Plotting code records:
— Start —

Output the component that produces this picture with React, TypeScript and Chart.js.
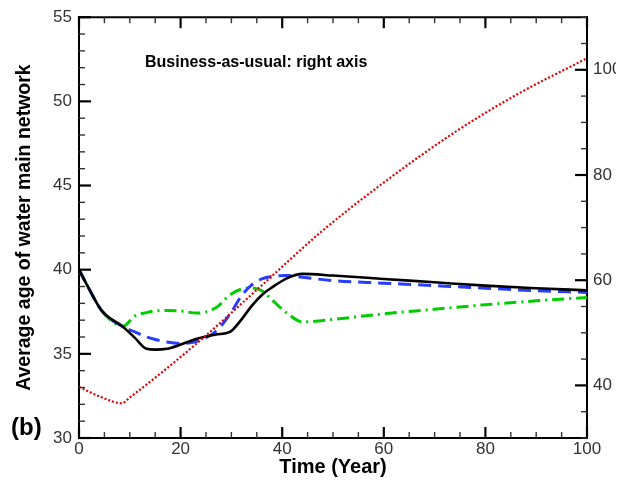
import React, { useEffect, useRef } from 'react';
import { Chart, registerables } from 'chart.js';

Chart.register(...registerables);

// Time axis (years) shared by the three renewal scenarios (left axis)
const years = [0, 2, 4.5, 8.7, 11, 13.3, 15, 17.3, 20, 23.2, 27, 29.7, 32, 34, 36, 38, 41, 44, 50, 60, 70, 80, 90, 100];
const blackSeries = [40.0, 38.85, 37.55, 36.6, 35.95, 35.3, 35.25, 35.3, 35.55, 35.9, 36.15, 36.3, 37.05, 37.85, 38.5, 38.95, 39.5, 39.75, 39.65, 39.45, 39.25, 39.05, 38.9, 38.77];
const blueSeries = [40.0, 38.85, 37.55, 36.6, 36.3, 36.0, 35.85, 35.7, 35.62, 35.75, 36.35, 37.35, 38.45, 39.1, 39.45, 39.6, 39.65, 39.55, 39.35, 39.2, 39.05, 38.9, 38.75, 38.65];
const greenSeries = [40.0, 38.85, 37.55, 36.65, 37.25, 37.45, 37.55, 37.58, 37.55, 37.42, 37.75, 38.5, 38.85, 38.92, 38.75, 38.2, 37.4, 36.9, 37.05, 37.38, 37.65, 37.92, 38.15, 38.35];

// Business-as-usual (right axis)
const bauYears = [0, 4.8, 8.4, 10, 23.2, 36.3, 47.8, 60.6, 74.4, 86.2, 100];
const bauSeries = [39.7, 37.6, 36.6, 37.7, 48.0, 59.3, 69.3, 79.0, 88.4, 95.3, 102.2];

const xTickValues = [0, 20, 40, 60, 80, 100];
const leftTickValues = [30, 35, 40, 45, 50, 55];
const rightTickValues = [40, 60, 80, 100];

const xTitle = 'Time (Year)';
const yTitle = 'Average age of water main network';
const annotation = 'Business-as-usual: right axis';
const panelLabel = '(b)';

const FONT = "'Liberation Sans', Arial, Helvetica, sans-serif";

const toPoints = (xs: number[], ys: number[]) => xs.map((x, i) => ({ x, y: ys[i] }));

const decorPlugin = {
  id: 'decor',
  afterDraw(chart: any) {
    const { ctx, chartArea } = chart;
    const { left, right, top, bottom } = chartArea;
    const x = chart.scales.x;
    const y = chart.scales.y;
    const y2 = chart.scales.y2;
    ctx.save();
    ctx.strokeStyle = '#000';
    // top frame line
    ctx.lineWidth = 2;
    ctx.beginPath();
    ctx.moveTo(left - 1, top);
    ctx.lineTo(right + 1, top);
    ctx.stroke();

    const tick = (x1: number, y1: number, x2: number, y2p: number, major: boolean) => {
      ctx.lineWidth = major ? 2.2 : 1.4;
      ctx.strokeStyle = major ? '#000' : '#333';
      ctx.beginPath();
      ctx.moveTo(x1, y1);
      ctx.lineTo(x2, y2p);
      ctx.stroke();
    };
    // x ticks bottom & top (inward)
    for (let v = 0; v <= 100; v += 5) {
      const px = x.getPixelForValue(v);
      const major = v % 20 === 0;
      const len = major ? 11 : 6;
      tick(px, bottom, px, bottom - len, major);
      tick(px, top, px, top + len, major);
    }
    // left ticks
    for (let v = 30; v <= 55; v += 1) {
      const py = y.getPixelForValue(v);
      const major = v % 5 === 0;
      const len = major ? 12 : 6;
      tick(left, py, left + len, py, major);
    }
    // right ticks
    for (let v = 30; v <= 110; v += 5) {
      const py = y2.getPixelForValue(v);
      const major = v % 20 === 0;
      const len = major ? 12 : 6;
      tick(right, py, right - len, py, major);
    }

    ctx.fillStyle = '#000';
    ctx.textAlign = 'left';
    ctx.textBaseline = 'alphabetic';
    ctx.font = `bold 16px ${FONT}`;
    ctx.fillText(annotation, 145, 67);
    ctx.font = `bold 24px ${FONT}`;
    ctx.fillText(panelLabel, 11, 435);
    ctx.restore();
  },
};

export default function App() {
  const ref = useRef<HTMLCanvasElement | null>(null);
  useEffect(() => {
    document.body.style.margin = '0';
    const canvas = ref.current;
    if (!canvas) return;
    const tickFont = { family: FONT, size: 17 };
    const chart = new Chart(canvas, {
      type: 'line',
      data: {
        datasets: [
          {
            label: 'Business-as-usual',
            data: toPoints(bauYears, bauSeries),
            yAxisID: 'y2',
            borderColor: 'rgb(228,0,0)',
            borderWidth: 2.2,
            borderDash: [2, 2],
            pointRadius: 0,
            cubicInterpolationMode: 'monotone',
            fill: false,
          },
          {
            label: 'Scenario 1',
            data: toPoints(years, blackSeries),
            yAxisID: 'y',
            borderColor: '#000',
            borderWidth: 2.6,
            pointRadius: 0,
            cubicInterpolationMode: 'monotone',
            fill: false,
          },
          {
            label: 'Scenario 2',
            data: toPoints(years, blueSeries),
            yAxisID: 'y',
            borderColor: 'rgb(40,60,255)',
            borderWidth: 3,
            borderDash: [13, 7],
            pointRadius: 0,
            cubicInterpolationMode: 'monotone',
            fill: false,
          },
          {
            label: 'Scenario 3',
            data: toPoints(years, greenSeries),
            yAxisID: 'y',
            borderColor: 'rgb(0,205,0)',
            borderWidth: 3,
            borderDash: [12, 5, 2, 5],
            pointRadius: 0,
            cubicInterpolationMode: 'monotone',
            fill: false,
          },
        ],
      },
      options: {
        responsive: false,
        animation: false,
        events: [],
        layout: { padding: { top: 16, left: 0, right: 0, bottom: 0 } },
        plugins: { legend: { display: false }, tooltip: { enabled: false }, title: { display: false } },
        scales: {
          x: {
            type: 'linear',
            min: 0,
            max: 100,
            afterFit: (s: any) => { s.height = 47; },
            afterBuildTicks: (s: any) => { s.ticks = xTickValues.map((v) => ({ value: v })); },
            grid: { display: false, drawTicks: false },
            border: { display: true, color: '#000', width: 2 },
            ticks: { font: tickFont, color: '#333', padding: 1, maxRotation: 0, autoSkip: false },
            title: { display: true, text: xTitle, color: '#000', font: { family: FONT, size: 20, weight: 'bold' }, padding: { top: 0, bottom: 6 } },
          },
          y: {
            type: 'linear',
            position: 'left',
            min: 30,
            max: 55,
            afterFit: (s: any) => { s.width = 79; },
            afterBuildTicks: (s: any) => { s.ticks = leftTickValues.map((v) => ({ value: v })); },
            grid: { display: false, drawTicks: false },
            border: { display: true, color: '#000', width: 2 },
            ticks: { font: tickFont, color: '#333', padding: 7, autoSkip: false },
            title: { display: true, text: yTitle, color: '#000', font: { family: FONT, size: 19.5, weight: 'bold' }, padding: { top: 13, bottom: 0 } },
          },
          y2: {
            type: 'linear',
            position: 'right',
            min: 30,
            max: 110,
            afterFit: (s: any) => { s.width = 39; },
            afterBuildTicks: (s: any) => { s.ticks = rightTickValues.map((v) => ({ value: v })); },
            grid: { display: false, drawTicks: false },
            border: { display: true, color: '#000', width: 2 },
            ticks: { font: tickFont, color: '#333', padding: 6, autoSkip: false },
          },
        },
      },
      plugins: [decorPlugin],
    } as any);
    return () => chart.destroy();
  }, []);
  return (
    <div style={{ width: 616, height: 485, overflow: 'hidden', background: '#fff' }}>
      <canvas ref={ref} width={626} height={485} style={{ display: 'block' }} />
    </div>
  );
}
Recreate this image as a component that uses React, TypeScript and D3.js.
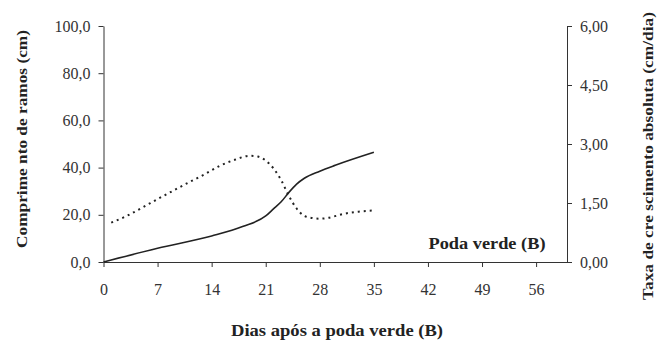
import React, { useRef, useEffect } from 'react';
import * as d3 from 'd3';

// solid line: shoot length (cm), left axis
const lengthDays = [0, 7, 14, 18, 21, 22, 23, 24, 25, 26, 28, 30, 35];
const lengthValues = [0, 5.8, 11, 15, 19.5, 22.5, 25.5, 29.5, 33, 35.5, 38.5, 41, 46.5];

// dotted line: absolute growth rate (cm/dia), right axis
const rateDays = [1, 3, 5, 7, 9, 11, 13, 15, 17, 19, 20, 21, 22, 23, 24, 25, 26, 27, 28, 29, 31, 33, 35];
const rateValues = [1.0, 1.17, 1.38, 1.6, 1.81, 2.02, 2.22, 2.44, 2.6, 2.7, 2.68, 2.58, 2.38, 2.08, 1.68, 1.36, 1.17, 1.12, 1.1, 1.12, 1.22, 1.28, 1.31];

const xTicks = [0, 7, 14, 21, 28, 35, 42, 49, 56];
const leftTicks = [0, 20, 40, 60, 80, 100];
const rightTicks = [0, 1.5, 3, 4.5, 6];

export default function App() {
    const svgRef = useRef<SVGSVGElement>(null);
    const width = 659;
    const height = 346;
    const margin = { top: 26, right: 92, bottom: 84, left: 103.5 };

    useEffect(() => {
        const svg = d3.select(svgRef.current);
        svg.selectAll('*').remove();

        const axisColor = '#333';
        const font = "'Liberation Serif', 'DejaVu Serif', serif";

        const x = d3.scaleLinear().domain([0, 60]).range([margin.left, width - margin.right]);
        const yL = d3.scaleLinear().domain([0, 100]).range([height - margin.bottom, margin.top]);
        const yR = d3.scaleLinear().domain([0, 6]).range([height - margin.bottom, margin.top]);

        const fmtComma = (digits: number) => (d: number) => d.toFixed(digits).replace('.', ',');

        const styleTicks = (g: any) => g.selectAll('.tick text')
            .attr('font-size', 16)
            .style('font-family', font)
            .attr('fill', '#333');

        // x axis
        svg.append('g')
            .attr('transform', `translate(0,${height - margin.bottom})`)
            .attr('color', axisColor)
            .call(d3.axisBottom(x).tickValues(xTicks).tickFormat(d => `${d}`).tickSize(5).tickSizeOuter(0).tickPadding(17))
            .call(styleTicks);

        // left axis
        svg.append('g')
            .attr('transform', `translate(${margin.left},0)`)
            .attr('color', axisColor)
            .call(d3.axisLeft(yL).tickValues(leftTicks).tickFormat(fmtComma(1)).tickSize(5).tickSizeOuter(0).tickPadding(8))
            .call(styleTicks);

        // right axis
        svg.append('g')
            .attr('transform', `translate(${width - margin.right},0)`)
            .attr('color', axisColor)
            .call(d3.axisRight(yR).tickValues(rightTicks).tickFormat(fmtComma(2)).tickSize(5).tickSizeOuter(0).tickPadding(8))
            .call(styleTicks);

        // series
        const lengthSeries = lengthDays.map((d, i) => ({ day: d, value: lengthValues[i] }));
        const rateSeries = rateDays.map((d, i) => ({ day: d, value: rateValues[i] }));

        svg.append('path')
            .datum(lengthSeries)
            .attr('fill', 'none')
            .attr('stroke', '#222')
            .attr('stroke-width', 1.6)
            .attr('d', d3.line<any>().x(d => x(d.day)).y(d => yL(d.value)).curve(d3.curveMonotoneX));

        svg.append('path')
            .datum(rateSeries)
            .attr('fill', 'none')
            .attr('stroke', '#222')
            .attr('stroke-width', 2)
            .attr('stroke-dasharray', '2,4')
            .attr('d', d3.line<any>().x(d => x(d.day)).y(d => yR(d.value)).curve(d3.curveMonotoneX));

        const label = (txt: string, transform: string, size: number, len: number) =>
            svg.append('text')
                .attr('transform', transform)
                .attr('dy', '0.35em')
                .attr('text-anchor', 'middle')
                .attr('font-size', size)
                .attr('font-weight', 'bold')
                .style('font-family', font)
                .attr('fill', '#222')
                .attr('textLength', len)
                .attr('lengthAdjust', 'spacingAndGlyphs')
                .text(txt);

        // legend text
        label('Poda verde (B)', 'translate(487,243)', 17, 117);

        // axis titles
        label('Dias após a poda verde (B)', 'translate(337,330)', 16, 212);
        label('Comprime nto de ramos (cm)', 'translate(22,139) rotate(-90)', 15, 218);
        label('Taxa de cre scimento absoluta (cm/dia)', 'translate(648,156) rotate(-90)', 15, 288);
    }, []);

    return (
        <svg ref={svgRef} width={width} height={height}
            style={{ position: 'absolute', left: 0, top: 0, background: '#fff' }} />
    );
}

— End —

#### [WHAT THIS TASK INVOLVES]
Pick out the part that begins with the line containing "Recreate this image" and finishes with the line containing "1.22, 1.28, 1.31];", both included. Restate it exactly, without images.

#### [EXERCISE ANSWER]
Recreate this image as a component that uses React, TypeScript and D3.js.
import React, { useRef, useEffect } from 'react';
import * as d3 from 'd3';

// solid line: shoot length (cm), left axis
const lengthDays = [0, 7, 14, 18, 21, 22, 23, 24, 25, 26, 28, 30, 35];
const lengthValues = [0, 5.8, 11, 15, 19.5, 22.5, 25.5, 29.5, 33, 35.5, 38.5, 41, 46.5];

// dotted line: absolute growth rate (cm/dia), right axis
const rateDays = [1, 3, 5, 7, 9, 11, 13, 15, 17, 19, 20, 21, 22, 23, 24, 25, 26, 27, 28, 29, 31, 33, 35];
const rateValues = [1.0, 1.17, 1.38, 1.6, 1.81, 2.02, 2.22, 2.44, 2.6, 2.7, 2.68, 2.58, 2.38, 2.08, 1.68, 1.36, 1.17, 1.12, 1.1, 1.12, 1.22, 1.28, 1.31];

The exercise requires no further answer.